EU-Verordnungen gelten ab dem Tag ihres Inkrafttretens automatisch in der ganzen EU. Im Gegensatz zu Richtlinien müssen sie nicht in nationales Recht umgesetzt werden. Sofern die EU-Verordnung in nationales Recht umgesetzt wird, haben die Mitgliedsstaaten jedoch einen Interpretationsspielraum, die Vorgaben des EU-Rechts weiter zu verschärfen. Frankreich ist ein aktuelles Beispiel. Hier wurde die Vorgabe zur Wochenlenkzeitpause auch auf Fahrer im Kleintransporter-Bereich bis 3,5 Tonnen und auf alle täglichen Ruhezeiten ausgedehnt. Davon ist im Mobilitätspaket erst einmal nichts zu finden. Die Frage ist: Wie reagieren die anderen EU-Mitgliedsstaaten? Das wird für uns als Logistikdienstleister die Sache operativ spannend machen. Hierzu gehören dann auch entsprechende Kontrollmechanismen. Mit diesen Faktoren steht oder fällt das ganze Konstrukt.
Wie sollen Kontrollen aussehen?
In Deutschland übernimmt diese Aufgabe das Bundesamt für Güterverkehr (BAG). Wie die Kontrollen im Einzelnen aussehen werden, ist noch nicht klar. Vorstellbar ist, dass das im Rahmen normaler Verkehrskontrollen auf einer Fahrt geschieht. Es sind aber auch Kontrollen stehender Fahrzeuge in Ballungsräumen oder in der Nähe von Logistikzentren denkbar, wo die Fahrer ihre Pausen verbringen. Letztlich soll mit dem Mobilitätspaket auch die Implementierung des digitalen Fahrtenschreibers einhergehen. So können aller Voraussicht nach, die Kontrollbeamten definierte Daten (Fahrzeugdaten, Informationen über Sicherheitsverletzungen sowie aufgetretene Fehlfunktionen) im Vorbeifahren auslesen. Der Plan ist: digital und transparent sein.

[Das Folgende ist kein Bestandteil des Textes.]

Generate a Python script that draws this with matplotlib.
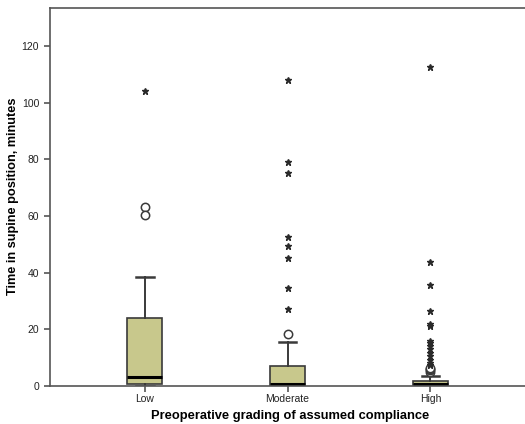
import matplotlib
matplotlib.use("Agg")
import matplotlib.pyplot as plt

plt.rcParams["font.family"] = ["Liberation Sans", "DejaVu Sans"]

# group labels and box summaries (minutes)
groups = ["Low", "Moderate", "High"]
whisker_low = [0.0, 0.0, 0.0]
q1 = [0.8, 0.1, 0.2]
median = [3.2, 0.8, 0.6]
q3 = [24.0, 6.9, 1.8]
whisker_high = [38.5, 15.5, 3.5]

# outliers: circles (mild) and stars (extreme)
circles_low = [63.0, 60.5]
stars_low = [104.0]
circles_mod = [18.5]
stars_mod = [27.0, 34.5, 45.0, 49.5, 52.5, 75.0, 79.0, 108.0]
circles_high = [5.0, 5.5, 6.0, 6.5]
stars_high = [7.3, 8.2, 9.3, 10.5, 11.8, 13.0, 14.0, 15.0, 16.0,
              21.0, 21.8, 26.5, 35.7, 43.8, 112.5]

BOX_COLOR = "#c8c88c"
EDGE = "#3a3a3a"

fig = plt.figure(figsize=(5.25, 4.24), dpi=100)
ax = fig.add_axes([0.0943, 0.0896, 0.91, 0.8924])

stats = []
for i, g in enumerate(groups):
    stats.append({
        "label": g,
        "whislo": whisker_low[i],
        "q1": q1[i],
        "med": median[i],
        "q3": q3[i],
        "whishi": whisker_high[i],
    })

ax.bxp(
    stats,
    positions=[1, 2, 3],
    widths=0.25,
    patch_artist=True,
    showfliers=False,
    boxprops=dict(facecolor=BOX_COLOR, edgecolor=EDGE, linewidth=1.2),
    medianprops=dict(color="black", linewidth=2.2),
    whiskerprops=dict(color=EDGE, linewidth=1.4),
    capprops=dict(color=EDGE, linewidth=1.8),
    capwidths=0.125,
)

circle_sets = [circles_low, circles_mod, circles_high]
star_sets = [stars_low, stars_mod, stars_high]
for i in range(3):
    ax.plot([i + 1] * len(circle_sets[i]), circle_sets[i], "o",
            markerfacecolor="white", markeredgecolor=EDGE,
            markersize=6, markeredgewidth=1.1, linestyle="none")
    ax.plot([i + 1] * len(star_sets[i]), star_sets[i], "*",
            color="#2a2a2a", markersize=5, linestyle="none")

ax.set_xlim(0.335, 3.677)
ax.set_ylim(0, 133.5)
ax.set_yticks([0, 20, 40, 60, 80, 100, 120])
ax.set_xticks([1, 2, 3])
ax.set_xticklabels(groups)

for s in ["left", "bottom", "top"]:
    ax.spines[s].set_color("#555555")
    ax.spines[s].set_linewidth(1.2)
ax.spines["right"].set_visible(False)

ax.tick_params(axis="both", colors="#555555", labelcolor="#222222",
               labelsize=7.5, length=4, width=1.2)
ax.tick_params(axis="x", pad=2)

fig.text(0.024, 0.537, "Time in supine position, minutes", fontsize=9.2,
         fontweight="bold", rotation=90, ha="center", va="center")
fig.text(0.552, 0.018, "Preoperative grading of assumed compliance",
         fontsize=9.3, fontweight="bold", ha="center", va="center")

fig.savefig("out.png", dpi=100)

Wird das Mobilitätspaket Marktstrukturen verändern?
Das wird definitiv der Fall sein. Vor allem, wenn es um die Ressource Berufskraftfahrer und den Kampf gegen den Fachkräftemangel geht. Von Romantik und Abenteuer hat der Job ja nicht mehr viel. Geprägt ist eher das negative Image mit langen Arbeitszeiten, anstrengenden Umständen, unattraktiver Bezahlung. Wie auch in anderen Berufsfeldern, trägt der demografische Wandel auch im Kraftfahrer-Segment dazu bei, dass der Abgang verrenteter Mitarbeiter nicht durch Nachwuchs ausgeglichen wird. Daher ist die Imageaufwertung des Jobs durch das Mobilitätspaket ein guter erster Schritt. Allerdings wird es tendenziell auch nicht für mehr Fahrer auf dem Markt sorgen. Als sicher sehen wir an, dass die Mehrkosten für die Fahrt Auswirkungen auf die Frachtpreise haben werden, welche letztendlich auf den Endverbraucher umgelegt werden.